Scale & Complexity: With 3,480+ MW of installed capacity across 239+ projects over 11+ years, The Solar Group brings proven experience to projects that require coordination across sites, stakeholders, regulatory environments, and timelines.

Global Reach: International market reach enables consistent delivery for organizations with geographically distributed or multi-location energy needs, including the landmark partnership with Celestial Solar International for gigawatt-scale clean energy deployment across Africa.

Operational Support: Post-commissioning support, active BESS monitoring, and ongoing system optimization ensure your energy investment performs as designed, year after year.

The Solar Group’s Large-Scale Solution Portfolio
  • Large-Scale Solar Installations: Utility-scale and commercial solar for high-demand facilities, campuses, and infrastructure projects
  • Battery Storage & Energy Resilience: Integrated BESS with active real-time monitoring and demand profile optimization
  • EV Charging Infrastructure: Commercial and infrastructure-grade EV charging for fleets, facilities, and large-scale deployment
  • Hydrogen & Thermal Energy Systems: Advanced hydrogen technologies for long-duration storage, industrial processes, and next-generation power systems

6. The Timing Case: Why Large-Scale Energy Decisions Cannot Wait

Beyond the long-term strategic case for integrated solar, microgrid, and hydrogen infrastructure, there are specific near-term factors that reward decisive action in 2026.

Incentive Timing: The Investment Tax Credit (ITC) and favorable depreciation rules for solar projects are subject to policy evolution. Projects that begin construction on qualifying schedules can capture significant upfront economic value that later projects may not.

Grid Queue: As solar and storage project pipelines expand, interconnection queue wait times are lengthening across U.S. markets. Early-stage projects that secure interconnection agreements now have a material advantage.

Supply Chain: Solar module, inverter, and BESS procurement timelines have extended as demand has outpaced manufacturing scale-up. Projects that initiate procurement early avoid the schedule risk that has delayed competitors.

Competitive Advantage: Facilities that lock in long-term low-cost energy now will carry a structural operating cost advantage over competitors who defer, particularly as grid electricity prices continue rising.

Over 72% of planned grid additions through 2030 are solar, storage, or microgrid systems. Developers building for the next decade are already treating that as baseline, not a differentiator.

The Energy Stack That Powers What Comes Next

Solar, microgrids, battery storage, and green hydrogen are not a trend story for large-scale project development. They are the operational reality for any project that takes energy seriously.

For developers, operators, and institutional owners building at the frontier of complexity — airports, data centers, industrial campuses, infrastructure projects — the question is how to integrate these technologies reliably, at scale, and with a delivery partner who can perform across the full project lifecycle.

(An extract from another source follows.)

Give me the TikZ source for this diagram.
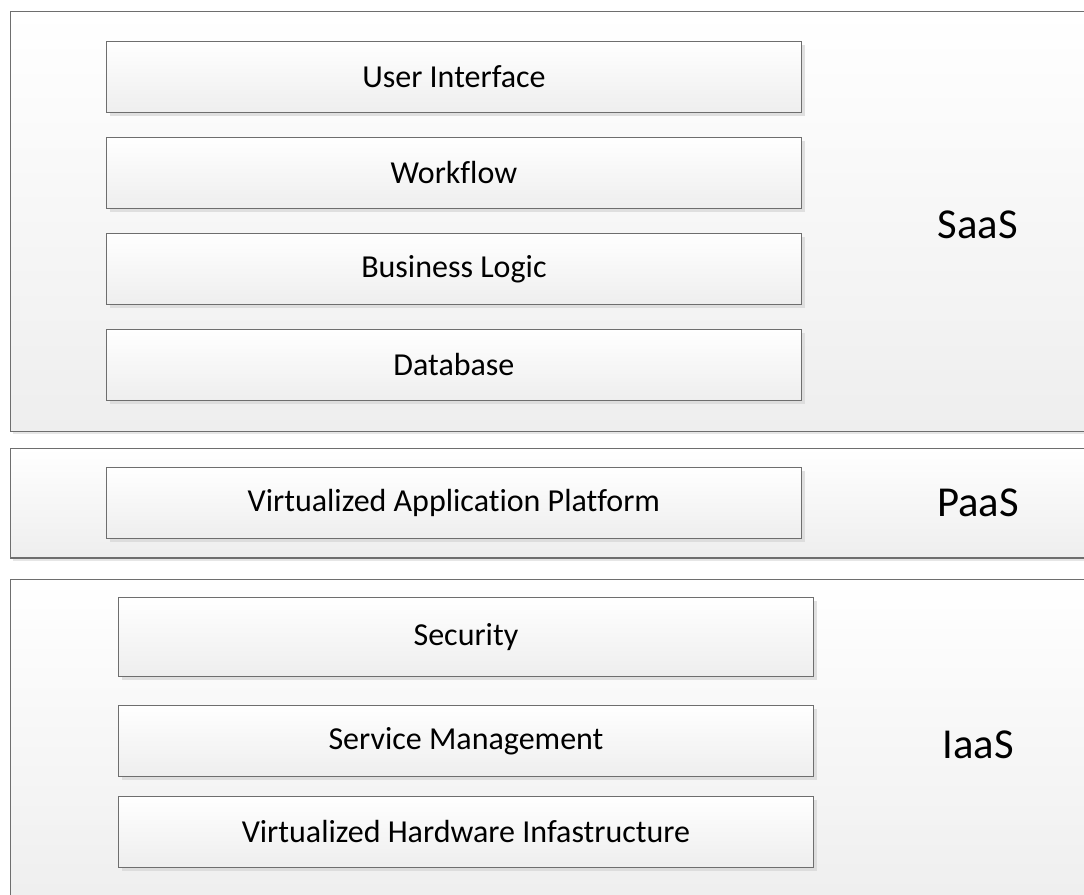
\documentclass[tikz,border=0pt]{standalone}
\usepackage{fontspec}
\setmainfont{Carlito}[Ligatures={NoCommon}]
\usetikzlibrary{shadows}
\definecolor{edgegray}{HTML}{6E6E6E}
\definecolor{shadegray}{HTML}{EEEEEE}
\tikzset{
  panel/.style={draw=edgegray, line width=0.9pt, anchor=north west, top color=white, bottom color=shadegray,
    drop shadow={shadow xshift=2pt, shadow yshift=-2pt, fill=black!12, opacity=0.8}},
  layerbox/.style={draw=edgegray, line width=0.9pt, anchor=north west, top color=white, bottom color=shadegray,
    minimum width=521pt, minimum height=53pt, inner sep=0pt, font=\fontsize{24}{28}\selectfont,
    drop shadow={shadow xshift=2.5pt, shadow yshift=-2.5pt, fill=black!15, opacity=0.8}},
  tier/.style={font=\fontsize{32}{38}\selectfont}
}
\begin{document}
\begin{tikzpicture}[x=0.75pt, y=-0.75pt]
% Set the page to the size of the picture
\useasboundingbox (0,0) rectangle (1084,895);

% Draw the three outer layers
\node[panel, minimum width=820pt, minimum height=315pt] (saas) at (10,11) {};
\node[panel, minimum width=820pt, minimum height=82pt] (paas) at (10,448) {};
\node[panel, minimum width=820pt, minimum height=250pt] (iaas) at (10,579) {};

% SaaS boxes
\node[layerbox] (ui) at (106,41) {User Interface};
\node[layerbox] (workflow) at (106,137) {Workflow};
\node[layerbox] (logic) at (106,233) {Business Logic};
\node[layerbox] (db) at (106,329) {Database};
\node[tier] (saaslabel) at (978,225) {SaaS};

% PaaS box
\node[layerbox] (platform) at (106,467) {Virtualized Application Platform};
\node[tier] (paaslabel) at (978,503) {PaaS};

% IaaS boxes
\node[layerbox, minimum height=59pt] (security) at (118,597) {Security};
\node[layerbox] (service) at (118,705) {Service Management};
\node[layerbox] (hardware) at (118,796) {Virtualized Hardware Infastructure};
\node[tier] (iaaslabel) at (978,745) {IaaS};
\end{tikzpicture}
\end{document}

The Solar Group has delivered 3,480+ MW across 239+ projects in 11+ years of operation. From large-scale solar and BESS to EV infrastructure and hydrogen systems, The Solar Group is built for the projects that matter most.

Key Takeaways for Developers & Project Owners

  • The U.S. will add 43.4 GW of utility-scale solar in 2026, a 60% year-over-year increase. Large-scale solar is now the default choice for new capacity additions.
  • The global microgrid market grows at 17.6% CAGR through 2031, reaching $54.99 billion. Deployments over 50 MW drive disproportionate market value.
  • Green hydrogen attracted $75+ billion in committed global investment. 1,572 projects are in the development pipeline, with 434 having reached Final Investment Decision.
  • Battery energy storage is adding 24 GW in the U.S. in 2026 alone, and the global grid-scale storage market will reach $151.2 billion by 2029.
  • Solar + BESS + hydrogen integration creates an energy campus architecture that eliminates grid dependency and delivers 24/7 reliability for mission-critical operations.
  • The Solar Group delivers the full integrated stack — solar, storage, hydrogen, and EV infrastructure — with active monitoring and long-term operational support.